2. Disable the init container injection#

If you want to customize the worker init container, you can disable the init container injection and add your own. To disable the injection, set the ENABLE_INIT_CONTAINER_INJECTION environment variable in the KubeRay operator to false (applicable from KubeRay v0.5.2). Please refer to #1069 and the KubeRay Helm chart for instructions on how to set the environment variable. Once disabled, you can add your custom init container to the worker Pod template.

Cluster domain#

In KubeRay, we use Fully Qualified Domain Names (FQDNs) to establish connections between workers and the head. The FQDN of the head service is ${HEAD_SVC}.${NAMESPACE}.svc.${CLUSTER_DOMAIN}. The default cluster domain is cluster.local, which works for most Kubernetes clusters. However, it’s important to note that some clusters may have a different cluster domain. You can check the cluster domain of your Kubernetes cluster by checking /etc/resolv.conf in a Pod.
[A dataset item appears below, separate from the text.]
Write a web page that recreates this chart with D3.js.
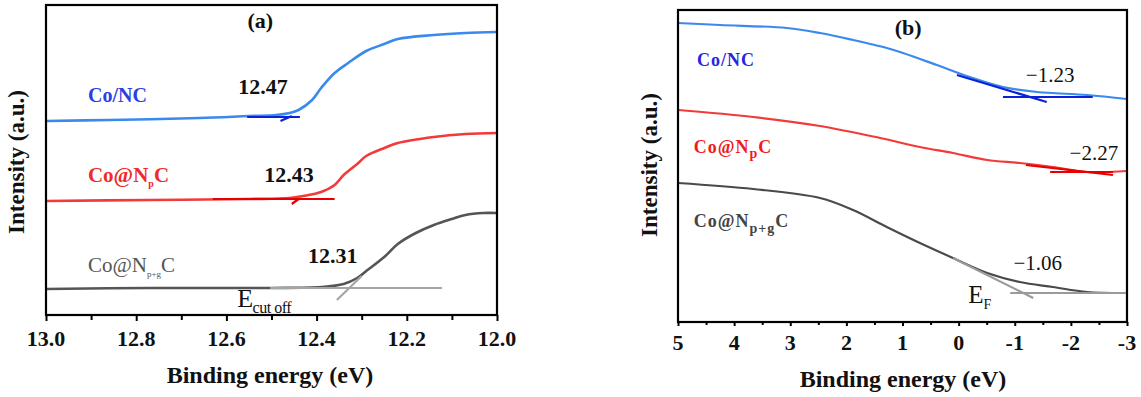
<!DOCTYPE html>
<html>
<head>
<meta charset="utf-8">
<script src="https://cdn.jsdelivr.net/npm/d3@7"></script>
<style>
  svg text, svg g text, svg text tspan { font-family: "Liberation Serif", "Times New Roman", serif !important; }
</style>
</head>
<body style="margin:0;background:#fff">
<script>
// ---- panel (a): secondary electron cutoff ----
var aTicks = [13.0, 12.8, 12.6, 12.4, 12.2, 12.0];
var aTickLabels = ["13.0", "12.8", "12.6", "12.4", "12.2", "12.0"];
var aMinor = [12.9, 12.7, 12.5, 12.3, 12.1];

var aBlueE = [13.0, 12.86, 12.66, 12.55, 12.49, 12.46, 12.44, 12.41, 12.39, 12.36, 12.33, 12.29, 12.25, 12.22, 12.14, 12.07, 12.0];
var aBlueI = [194, 195, 197, 199, 200, 202, 205, 215, 227, 242, 252, 264, 271, 276, 280, 282, 283];
var aRedE = [13.0, 12.77, 12.55, 12.46, 12.43, 12.39, 12.36, 12.34, 12.31, 12.29, 12.25, 12.22, 12.14, 12.07, 12.0];
var aRedI = [114, 115, 116, 117, 119, 123, 130, 140, 151, 159, 167, 172, 178, 181, 182];
var aGrayE = [13.0, 12.77, 12.50, 12.39, 12.34, 12.31, 12.29, 12.25, 12.22, 12.18, 12.14, 12.10, 12.07, 12.03, 12.0];
var aGrayI = [26, 27, 27, 28, 31, 37, 44, 58, 71, 82, 90, 96, 100, 102, 102];

// fitted tangent lines, [E, I] end points
var aBlueFit = [[[12.554, 198], [12.437, 198]], [[12.48, 194], [12.455, 199]]];
var aRedFit = [[[12.63, 116], [12.36, 116]], [[12.455, 111], [12.44, 116]]];
var aGrayFit = [[[12.503, 27], [12.122, 27]], [[12.355, 15], [12.30, 39]]];

// ---- panel (b): valence band edge ----
var bTicks = [5, 4, 3, 2, 1, 0, -1, -2, -3];
var bTickLabels = ["5", "4", "3", "2", "1", "0", "-1", "-2", "-3"];
var bMinor = [4.5, 3.5, 2.5, 1.5, 0.5, -0.5, -1.5, -2.5];

var bBlueE = [5.0, 4.25, 3.06, 2.47, 1.88, 1.28, 0.99, 0.39, -0.20, -0.79, -1.40, -2.29, -3.0];
var bBlueI = [299, 297, 294, 289, 282, 274, 269, 257, 245, 235, 230, 227, 223];
var bRedE = [5.0, 3.66, 2.47, 1.40, 0.69, 0.10, -0.51, -1.09, -1.68, -2.29, -3.0];
var bRedI = [212, 205, 196, 184, 175, 169, 162, 159, 155, 150, 151];
var bGrayE = [5.0, 3.66, 2.47, 1.88, 1.28, 0.69, 0.10, -0.51, -1.09, -1.68, -2.29, -3.0];
var bGrayI = [139, 133, 124, 112, 95, 79, 64, 49, 40, 35, 30, 29];

var bBlueFit = [[[-0.79, 225], [-2.39, 225]], [[0.03, 247], [-1.57, 220]]];
var bRedFit = [[[-1.63, 150], [-2.75, 150]], [[-1.2, 157], [-2.75, 147]]];
var bGrayFit = [[[-0.92, 29], [-3.0, 29]], [[0.10, 64], [-1.33, 24]]];

var cutoffValues = ["12.47", "12.43", "12.31"];
var edgeValues = ["\u22121.23", "\u22122.27", "\u22121.06"];

var FONT = "Liberation Serif";

var svg = d3.select("body")
  .append("svg")
  .attr("width", 1141)
  .attr("height", 397)
  .attr("font-family", FONT);

var blue = "#3a8aee", red = "#f23a3a", gray = "#555555";

function zip(e, v) {
  return e.map(function (d, i) { return [d, v[i]]; });
}

// all text goes straight on the svg root
function addText() {
  return svg.append("text")
    .attr("font-family", FONT)
    .style("fill", "#111");
}

// text with subscripts: parts = [[string, isSub], ...]
function rich(x, y, parts, o) {
  var t = addText()
    .attr("x", x).attr("y", y)
    .attr("font-size", o.size)
    .attr("font-weight", o.weight || "normal")
    .attr("letter-spacing", o.spacing || 0)
    .attr("text-anchor", o.anchor || "start")
    .style("fill", o.color || "#111");
  var down = false;
  parts.forEach(function (p) {
    var s = t.append("tspan").text(p[0]);
    if (p[1] && !down) { s.attr("font-size", o.subSize).attr("dy", o.subShift); down = true; }
    else if (!p[1] && down) { s.attr("dy", -o.subShift); down = false; }
    else if (p[1]) { s.attr("font-size", o.subSize); }
  });
  return t;
}

function drawPanel(p) {
  var x = d3.scaleLinear().domain(p.xDomain).range(p.xRange);
  var y = d3.scaleLinear().domain(p.yDomain).range(p.yRange);
  var g = svg.append("g");

  var line = d3.line()
    .x(function (d) { return x(d[0]); })
    .y(function (d) { return y(d[1]); })
    .curve(d3.curveCatmullRom.alpha(0.5));

  p.series.forEach(function (s) {
    g.append("path")
      .attr("d", line(s.data))
      .style("fill", "none")
      .style("stroke", s.color)
      .style("stroke-width", p.lineWidth);
  });

  var straight = d3.line()
    .x(function (d) { return x(d[0]); })
    .y(function (d) { return y(d[1]); });

  p.fits.forEach(function (f) {
    f.data.forEach(function (seg) {
      g.append("path")
        .attr("d", straight(seg))
        .style("fill", "none")
        .style("stroke", f.color)
        .style("stroke-width", 2.2);
    });
  });

  // frame
  g.append("rect")
    .attr("x", p.xRange[0]).attr("y", p.yRange[1])
    .attr("width", p.xRange[1] - p.xRange[0])
    .attr("height", p.yRange[0] - p.yRange[1])
    .style("fill", "none")
    .style("stroke", "#000")
    .style("stroke-width", 2.2);

  // tick marks from d3 axes, labels placed from the same scale
  var axis = g.append("g")
    .attr("transform", "translate(0," + p.yRange[0] + ")")
    .call(d3.axisBottom(x).tickValues(p.ticks).tickSize(p.tickLen).tickFormat(""));
  axis.select(".domain").remove();
  axis.selectAll("line").style("stroke-width", 2);

  var minor = g.append("g")
    .attr("transform", "translate(0," + p.yRange[0] + ")")
    .call(d3.axisBottom(x).tickValues(p.minor).tickSize(p.tickLen - 1).tickFormat(""));
  minor.select(".domain").remove();
  minor.selectAll("line").style("stroke-width", 2);

  p.ticks.forEach(function (d, i) {
    addText()
      .attr("x", x(d)).attr("y", p.tickBase)
      .attr("text-anchor", "middle")
      .attr("font-size", p.tickFont).attr("font-weight", "bold")
      .text(p.tickLabels[i]);
  });

  addText()
    .attr("x", p.xTitle[0]).attr("y", p.xTitle[1])
    .attr("text-anchor", "middle")
    .attr("font-size", 24).attr("font-weight", "bold")
    .text("Binding energy (eV)");

  addText()
    .attr("transform", "translate(" + p.yTitle[0] + "," + p.yTitle[1] + ") rotate(-90)")
    .attr("text-anchor", "middle")
    .attr("font-size", 23).attr("font-weight", "bold")
    .text("Intensity (a.u.)");

  addText()
    .attr("x", x(p.tag[0])).attr("y", y(p.tag[1]))
    .attr("text-anchor", "middle")
    .attr("font-size", 22).attr("font-weight", "bold")
    .text(p.tag[2]);

  p.labels.forEach(function (l) {
    rich(x(l.at[0]), y(l.at[1]), l.parts, l.style);
  });
}

drawPanel({
  xDomain: [13.0, 12.0], xRange: [46, 497],
  yDomain: [0, 310], yRange: [315, 5],
  ticks: aTicks, tickLabels: aTickLabels, minor: aMinor,
  tickLen: 6, tickBase: 346, tickFont: 22,
  lineWidth: 2.6,
  xTitle: [270, 383], yTitle: [24, 162],
  tag: [12.525, 287, "(a)"],
  series: [
    { data: zip(aBlueE, aBlueI), color: blue },
    { data: zip(aRedE, aRedI), color: red },
    { data: zip(aGrayE, aGrayI), color: gray }
  ],
  fits: [
    { data: aGrayFit, color: "#a5a5a5" },
    { data: aRedFit, color: "#e60000" },
    { data: aBlueFit, color: "#0a22d8" }
  ],
  labels: [
    { at: [12.907, 213], parts: [["Co/NC", 0]], style: { size: 20, weight: "bold", color: "#2a3ee6" } },
    { at: [12.519, 221], parts: [[cutoffValues[0], 0]], style: { size: 22, weight: "bold", anchor: "middle" } },
    { at: [12.907, 133], parts: [["Co@N", 0], ["p", 1], ["C", 0]], style: { size: 21, weight: "bold", color: "#f02a2a", subSize: 10, subShift: 5 } },
    { at: [12.461, 133], parts: [[cutoffValues[1], 0]], style: { size: 22, weight: "bold", anchor: "middle" } },
    { at: [12.907, 43], parts: [["Co@N", 0], ["p+g", 1], ["C", 0]], style: { size: 21, color: "#555", subSize: 9, subShift: 5 } },
    { at: [12.364, 52], parts: [[cutoffValues[2], 0]], style: { size: 22, weight: "bold", anchor: "middle" } },
    { at: [12.576, 8], parts: [["E", 0], ["cut off", 1]], style: { size: 26, subSize: 16, subShift: 6, spacing: -0.5 } }
  ]
});

drawPanel({
  xDomain: [5, -3], xRange: [678, 1127],
  yDomain: [0, 312], yRange: [322, 10],
  ticks: bTicks, tickLabels: bTickLabels, minor: bMinor,
  tickLen: 4, tickBase: 350, tickFont: 22,
  lineWidth: 2.2,
  xTitle: [903, 387], yTitle: [657, 165],
  tag: [0.90, 287, "(b)"],
  series: [
    { data: zip(bBlueE, bBlueI), color: blue },
    { data: zip(bRedE, bRedI), color: red },
    { data: zip(bGrayE, bGrayI), color: "#4a4a4a" }
  ],
  fits: [
    { data: bGrayFit, color: "#9a9a9a" },
    { data: bRedFit, color: "#e60000" },
    { data: bBlueFit, color: "#0a22d8" }
  ],
  labels: [
    { at: [4.66, 256], parts: [["Co/NC", 0]], style: { size: 18, weight: "bold", color: "#2626dc", spacing: 1 } },
    { at: [-1.63, 240], parts: [[edgeValues[0], 0]], style: { size: 21, anchor: "middle" } },
    { at: [4.72, 169], parts: [["Co@N", 0], ["p", 1], ["C", 0]], style: { size: 18, weight: "bold", color: "#f01c1c", spacing: 1, subSize: 14, subShift: 5 } },
    { at: [-2.41, 162], parts: [[edgeValues[1], 0]], style: { size: 21, anchor: "middle" } },
    { at: [4.72, 95], parts: [["Co@N", 0], ["p+g", 1], ["C", 0]], style: { size: 18, weight: "bold", color: "#444", spacing: 1, subSize: 14, subShift: 6 } },
    { at: [-1.41, 52], parts: [[edgeValues[2], 0]], style: { size: 21, anchor: "middle" } },
    { at: [-0.17, 19], parts: [["E", 0], ["F", 1]], style: { size: 25, subSize: 14, subShift: 6 } }
  ]
});
</script>
</body>
</html>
To set a custom cluster domain, adjust the CLUSTER_DOMAIN environment variable in the KubeRay operator. Helm chart users can make this modification here. For more information, please refer to #951 and #938 for more details.

RayService#

RayService is a Custom Resource Definition (CRD) designed for Ray Serve. In KubeRay, creating a RayService will first create a RayCluster and then create Ray Serve applications once the RayCluster is ready. If the issue pertains to the data plane, specifically your Ray Serve scripts or Ray Serve configurations (serveConfigV2), troubleshooting may be challenging. See rayservice-troubleshooting for more details.

Ray Autoscaler#

Ray Autoscaler doesn’t scale up, causing new Ray tasks or actors to remain pending#

One common cause is that the Ray tasks or actors require an amount of resources that exceeds what any single Ray node can provide. Note that Ray tasks and actors represent the smallest scheduling units in Ray, and a task or actor should be on a single Ray node. Take kuberay#846 as an example. The user attempts to schedule a Ray task that requires 2 CPUs, but the Ray Pods available for these tasks have only 1 CPU each. Consequently, the Ray Autoscaler decides not to scale up the RayCluster.

Other questions#

Why are changes to the RayCluster or RayJob CR not taking effect?#

Currently, only modifications to the replicas field in RayCluster/RayJob CR are supported. Changes to other fields may not take effect or could lead to unexpected results.